# INFORMATION SUPPLIED

—————

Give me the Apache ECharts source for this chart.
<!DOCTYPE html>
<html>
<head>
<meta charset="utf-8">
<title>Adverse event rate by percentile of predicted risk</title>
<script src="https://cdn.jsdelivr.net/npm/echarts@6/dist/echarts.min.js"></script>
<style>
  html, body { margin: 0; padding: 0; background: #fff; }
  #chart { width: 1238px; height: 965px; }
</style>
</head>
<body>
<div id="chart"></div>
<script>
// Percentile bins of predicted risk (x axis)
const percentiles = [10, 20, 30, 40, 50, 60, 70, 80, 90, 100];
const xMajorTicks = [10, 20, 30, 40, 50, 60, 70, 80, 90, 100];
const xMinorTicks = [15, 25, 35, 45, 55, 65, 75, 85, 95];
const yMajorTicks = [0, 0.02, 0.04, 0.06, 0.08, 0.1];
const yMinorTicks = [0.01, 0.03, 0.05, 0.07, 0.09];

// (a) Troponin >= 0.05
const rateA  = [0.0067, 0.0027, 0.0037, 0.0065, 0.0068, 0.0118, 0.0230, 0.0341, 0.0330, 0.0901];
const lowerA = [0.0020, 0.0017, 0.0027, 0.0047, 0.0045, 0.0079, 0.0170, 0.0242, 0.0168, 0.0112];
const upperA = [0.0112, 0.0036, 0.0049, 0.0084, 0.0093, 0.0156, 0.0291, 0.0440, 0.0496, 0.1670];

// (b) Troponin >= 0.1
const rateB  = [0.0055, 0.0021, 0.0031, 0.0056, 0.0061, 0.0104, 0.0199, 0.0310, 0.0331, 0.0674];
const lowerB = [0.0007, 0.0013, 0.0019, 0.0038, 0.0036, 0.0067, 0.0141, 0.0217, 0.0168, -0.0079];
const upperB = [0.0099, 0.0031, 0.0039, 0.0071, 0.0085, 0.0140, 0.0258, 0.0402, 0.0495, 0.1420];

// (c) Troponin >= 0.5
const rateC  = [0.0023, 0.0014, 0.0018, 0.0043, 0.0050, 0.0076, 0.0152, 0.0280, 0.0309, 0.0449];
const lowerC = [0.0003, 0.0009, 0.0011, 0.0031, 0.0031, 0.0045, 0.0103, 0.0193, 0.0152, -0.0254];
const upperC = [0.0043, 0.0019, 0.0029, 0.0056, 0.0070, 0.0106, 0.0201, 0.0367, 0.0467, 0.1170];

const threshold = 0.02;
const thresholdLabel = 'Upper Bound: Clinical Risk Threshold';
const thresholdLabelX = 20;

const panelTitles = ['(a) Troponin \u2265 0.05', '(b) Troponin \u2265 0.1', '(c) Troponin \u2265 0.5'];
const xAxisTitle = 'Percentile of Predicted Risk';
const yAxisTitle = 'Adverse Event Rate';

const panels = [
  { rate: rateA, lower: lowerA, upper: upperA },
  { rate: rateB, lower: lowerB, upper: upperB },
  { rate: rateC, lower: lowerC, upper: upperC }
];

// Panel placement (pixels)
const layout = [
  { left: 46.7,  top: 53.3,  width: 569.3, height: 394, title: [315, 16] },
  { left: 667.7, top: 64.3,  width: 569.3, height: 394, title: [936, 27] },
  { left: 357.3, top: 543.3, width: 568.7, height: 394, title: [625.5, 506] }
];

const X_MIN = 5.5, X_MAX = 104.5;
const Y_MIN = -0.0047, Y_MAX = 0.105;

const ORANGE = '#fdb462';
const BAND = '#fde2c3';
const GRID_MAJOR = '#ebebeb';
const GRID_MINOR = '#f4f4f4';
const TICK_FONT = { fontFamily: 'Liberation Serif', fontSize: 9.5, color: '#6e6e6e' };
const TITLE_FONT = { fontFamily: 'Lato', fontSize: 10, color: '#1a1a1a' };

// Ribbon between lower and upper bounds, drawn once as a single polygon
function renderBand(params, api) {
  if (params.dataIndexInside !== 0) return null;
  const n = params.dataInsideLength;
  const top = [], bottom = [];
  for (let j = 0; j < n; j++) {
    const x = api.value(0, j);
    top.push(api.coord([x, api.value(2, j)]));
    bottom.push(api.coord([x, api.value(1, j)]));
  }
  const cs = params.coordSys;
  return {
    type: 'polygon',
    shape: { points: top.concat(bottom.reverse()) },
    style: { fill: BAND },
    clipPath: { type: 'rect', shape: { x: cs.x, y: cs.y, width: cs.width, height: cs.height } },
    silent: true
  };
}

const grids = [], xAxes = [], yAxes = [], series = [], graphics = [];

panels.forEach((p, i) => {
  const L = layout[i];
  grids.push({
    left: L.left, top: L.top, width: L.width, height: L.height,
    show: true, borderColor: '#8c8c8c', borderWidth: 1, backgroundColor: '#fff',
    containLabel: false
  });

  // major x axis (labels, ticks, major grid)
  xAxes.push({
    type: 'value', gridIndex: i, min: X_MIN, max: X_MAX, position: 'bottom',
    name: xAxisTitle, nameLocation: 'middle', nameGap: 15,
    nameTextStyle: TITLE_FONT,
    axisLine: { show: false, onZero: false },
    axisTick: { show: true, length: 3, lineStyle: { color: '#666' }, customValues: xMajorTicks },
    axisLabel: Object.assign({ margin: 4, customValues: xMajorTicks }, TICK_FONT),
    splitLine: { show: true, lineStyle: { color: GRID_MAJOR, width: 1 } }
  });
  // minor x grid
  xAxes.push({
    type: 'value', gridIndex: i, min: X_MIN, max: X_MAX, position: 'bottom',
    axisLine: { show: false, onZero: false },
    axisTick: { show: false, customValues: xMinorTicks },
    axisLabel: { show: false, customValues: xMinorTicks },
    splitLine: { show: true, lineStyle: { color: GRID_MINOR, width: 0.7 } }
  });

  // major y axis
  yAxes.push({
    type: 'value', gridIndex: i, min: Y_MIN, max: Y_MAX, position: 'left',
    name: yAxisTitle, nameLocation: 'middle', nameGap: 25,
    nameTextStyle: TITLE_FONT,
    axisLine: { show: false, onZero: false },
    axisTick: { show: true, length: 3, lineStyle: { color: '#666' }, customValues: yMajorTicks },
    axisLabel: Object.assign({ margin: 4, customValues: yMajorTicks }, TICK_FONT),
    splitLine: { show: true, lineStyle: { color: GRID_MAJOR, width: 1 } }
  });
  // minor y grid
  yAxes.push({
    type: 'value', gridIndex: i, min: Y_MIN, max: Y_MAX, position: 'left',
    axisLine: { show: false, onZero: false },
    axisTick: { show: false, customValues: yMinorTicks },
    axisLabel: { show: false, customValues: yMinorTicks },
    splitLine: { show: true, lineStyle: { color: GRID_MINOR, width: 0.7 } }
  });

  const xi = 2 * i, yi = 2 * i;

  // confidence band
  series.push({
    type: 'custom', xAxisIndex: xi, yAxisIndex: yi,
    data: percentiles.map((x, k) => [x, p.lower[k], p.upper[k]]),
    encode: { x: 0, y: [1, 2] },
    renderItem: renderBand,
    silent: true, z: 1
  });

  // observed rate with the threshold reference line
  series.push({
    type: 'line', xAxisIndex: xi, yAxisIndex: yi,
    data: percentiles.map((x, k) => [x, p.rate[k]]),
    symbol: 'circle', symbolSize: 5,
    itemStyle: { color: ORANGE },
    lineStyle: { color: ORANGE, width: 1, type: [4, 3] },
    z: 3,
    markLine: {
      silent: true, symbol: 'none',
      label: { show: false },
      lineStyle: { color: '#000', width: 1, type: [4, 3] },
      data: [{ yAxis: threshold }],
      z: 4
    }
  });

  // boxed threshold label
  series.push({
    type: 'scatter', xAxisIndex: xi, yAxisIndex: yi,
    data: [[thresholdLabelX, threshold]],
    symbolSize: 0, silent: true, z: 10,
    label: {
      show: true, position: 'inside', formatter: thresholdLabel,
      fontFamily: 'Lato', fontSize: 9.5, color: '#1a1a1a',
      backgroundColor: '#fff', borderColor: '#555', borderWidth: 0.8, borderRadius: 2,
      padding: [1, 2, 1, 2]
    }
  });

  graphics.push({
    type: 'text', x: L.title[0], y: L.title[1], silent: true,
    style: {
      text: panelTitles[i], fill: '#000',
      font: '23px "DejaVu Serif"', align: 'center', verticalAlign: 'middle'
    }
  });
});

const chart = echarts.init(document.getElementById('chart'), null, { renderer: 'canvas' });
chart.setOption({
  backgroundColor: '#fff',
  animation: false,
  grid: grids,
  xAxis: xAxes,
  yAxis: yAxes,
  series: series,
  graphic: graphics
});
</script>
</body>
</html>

—————

# CHALLENGE
Lines from the start of the material above through the line containing "0.0440, 0.0496, 0.1670];" are to be duplicated exactly, and only those.

# WRITTEN REPLY
Give me the Apache ECharts source for this chart.
<!DOCTYPE html>
<html>
<head>
<meta charset="utf-8">
<title>Adverse event rate by percentile of predicted risk</title>
<script src="https://cdn.jsdelivr.net/npm/echarts@6/dist/echarts.min.js"></script>
<style>
  html, body { margin: 0; padding: 0; background: #fff; }
  #chart { width: 1238px; height: 965px; }
</style>
</head>
<body>
<div id="chart"></div>
<script>
// Percentile bins of predicted risk (x axis)
const percentiles = [10, 20, 30, 40, 50, 60, 70, 80, 90, 100];
const xMajorTicks = [10, 20, 30, 40, 50, 60, 70, 80, 90, 100];
const xMinorTicks = [15, 25, 35, 45, 55, 65, 75, 85, 95];
const yMajorTicks = [0, 0.02, 0.04, 0.06, 0.08, 0.1];
const yMinorTicks = [0.01, 0.03, 0.05, 0.07, 0.09];

// (a) Troponin >= 0.05
const rateA  = [0.0067, 0.0027, 0.0037, 0.0065, 0.0068, 0.0118, 0.0230, 0.0341, 0.0330, 0.0901];
const lowerA = [0.0020, 0.0017, 0.0027, 0.0047, 0.0045, 0.0079, 0.0170, 0.0242, 0.0168, 0.0112];
const upperA = [0.0112, 0.0036, 0.0049, 0.0084, 0.0093, 0.0156, 0.0291, 0.0440, 0.0496, 0.1670];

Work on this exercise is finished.